What is the row around PIPs all about?
- Published
At the heart of the row between the now former work and pensions secretary Iain Duncan Smith and his government are PIPs - Personal Independence Payments.
But why have they become so controversial?
What are PIPs?
PIPs are benefit payments made to help people aged 16 to 64 cope with the extra costs they face due to ill health or disability. Not means-tested, they are gradually replacing Disability Living Allowance (DLA).
Nearly 700,000 people currently claim PIP, with another 1.5 million still to be reassessed.
Who gets it?
DLA was commonly based on self-assessment, whereas eligibility for PIP includes a test carried out by Atos or Capita on behalf of the government. Money is allocated according to a points system and eligibility is kept under regular review.
The criteria for PIP were already stricter than DLA - for example, in the past someone was considered to be "virtually unable to walk", and therefore eligible, if they could not walk more than about 50 metres. Under PIP, that was dropped to 20 metres, excluding, at the government's estimate, more than 420,000 people.
Ministers wanted to make the criteria stricter still and that desire is at the crux of the current row.
What is PIP for?
There are two components - daily living and mobility - and eligibility is based on ability to carry out 12 activities, including eating and drinking, washing, going to the toilet, communicating and getting around.

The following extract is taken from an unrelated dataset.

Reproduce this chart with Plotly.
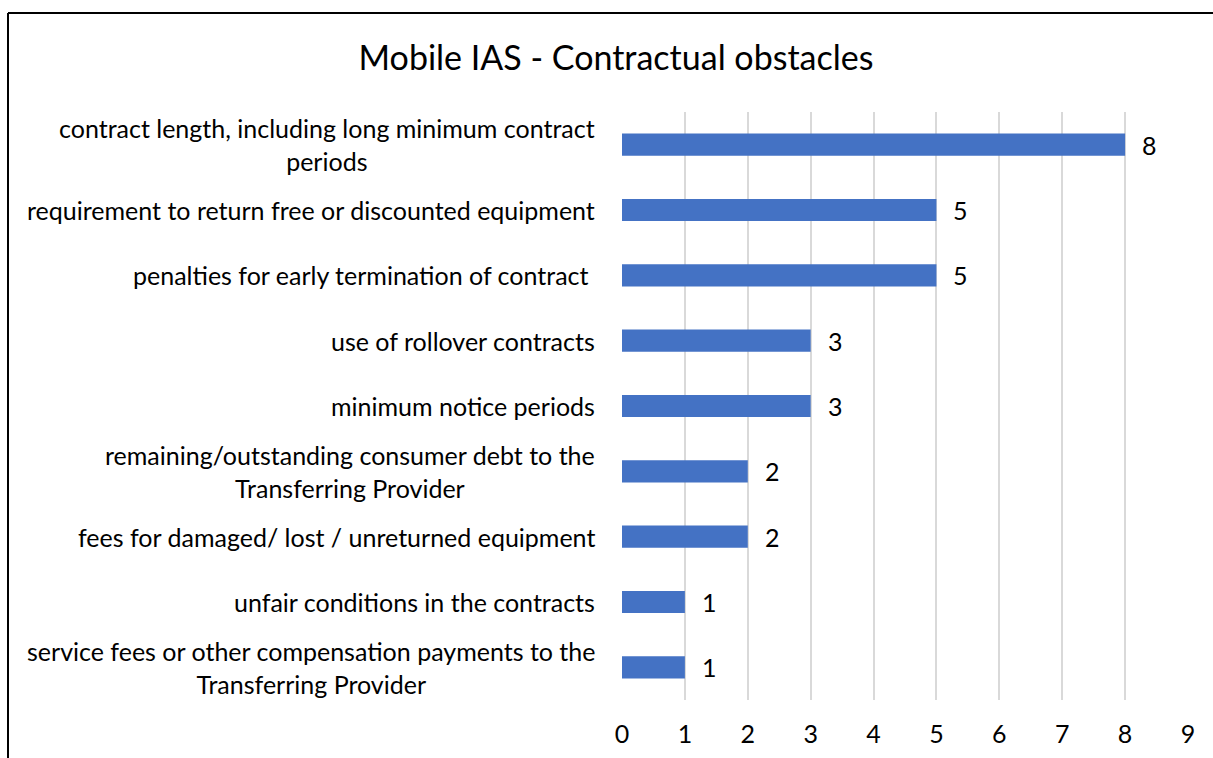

The more severe someone's needs the more they will receive - up to a maximum of £139.75 a week.
The money can be spent on a wide range of things. The mobility element often goes towards specially adapted cars, scooters or wheelchairs, paid for via the Motability scheme. The daily living element can cover anything from a prosthesis to specially designed utensils, hand rails and toilet seats.
What did the government want to change?
The plan was to reduce the weighting given to two of the 10 criteria for the daily living element - dressing and managing toilet needs. So, instead of someone who needs grab rails to use the toilet receiving two points, they would have only received one.
That single point difference could have meant an individual getting less money, or losing PIP altogether if it put them below the points threshold for qualifying.
Why did it want to do that?
An independent review, external carried out for the Department for Work and Pensions found that "a significant number of people are likely to be getting the benefit despite having minimal to no ongoing daily living extra costs".
The department says it reviewed a "number of cases" and in 96% of them the "likely ongoing extra costs of daily living were nil, low or minimal" - for example, because many of the aids and appliances which people are currently getting points for are provided free by the NHS and councils, or could be bought cheaply.
Number 10 also says the cost of PIPs is rising by around a billion pounds a year and needs to be brought under control.
Was PIP supposed to save money?
Yes. In his first Budget in 2010, George Osborne made reforming DLA a priority.
Four years later, in October 2014, the Office for Budget Responsibility (OBR) forecast that spending on disability benefits between 2015 and 2019 would total £55.9bn. By March 2016, that figure had risen to £66.4bn.
The switch to PIP was designed to save money - something sources close to Mr Duncan Smith are continuing to insist it will ultimately do - but things are not as simple as that.
Those same sources have told the BBC the problems are "to do with people transferring to PIP from DLA. They are sicker than the DLA system said they were."
The OBR said the rising costs were because of higher-than-expected caseloads - and people getting more money than ministers had predicted. The average payout is now £100 a week, 14% higher than expected.
Costs have also risen because claimants are being increasingly successful in appealing against officials' decisions, often helped by charities.
What impact would the latest changes have had?
Not everyone would have lost out, and those who did would have only lost cash as and when their conditions were reassessed.
However, charities said up to 640,000 people would be affected by 2020, each standing to lose up to £100 a week.
Labour said the changes would have removed the ability of many people to live independently.
And of course, the loudest critic of all has been Mr Duncan Smith, who said the decision to "juxtapose" the changes with tax cuts for the better off in the Budget was the final straw.
For its part, the government says making the criteria stricter would have saved £1.2bn a year and made the system "fairer". More broadly, it puts the changes in the context of the planned introduction of Universal Credit - the new single monthly payment of benefits and tax credits due for roll-out from 2017 - under which it says some people will be better off.
What happens now?
The proposals have been shelved.
However, the government said just a few days before the Budget that it wanted to save a further £4.4bn from the UK welfare bill. Asked how the chancellor would cover the shortfall created by not going ahead with the PIP changes, Downing Street suggested the issue would be looked at in the Autumn Statement.
Number 10 has, though, stressed that PIP will still have to be reformed in the future as the cost is "unsustainable."
More broadly, there is the political fall-out. What damage has been done to George Osborne and indeed, David Cameron, and the impact Mr Duncan Smith's resignation will have on the EU referendum campaign, all remain to be seen.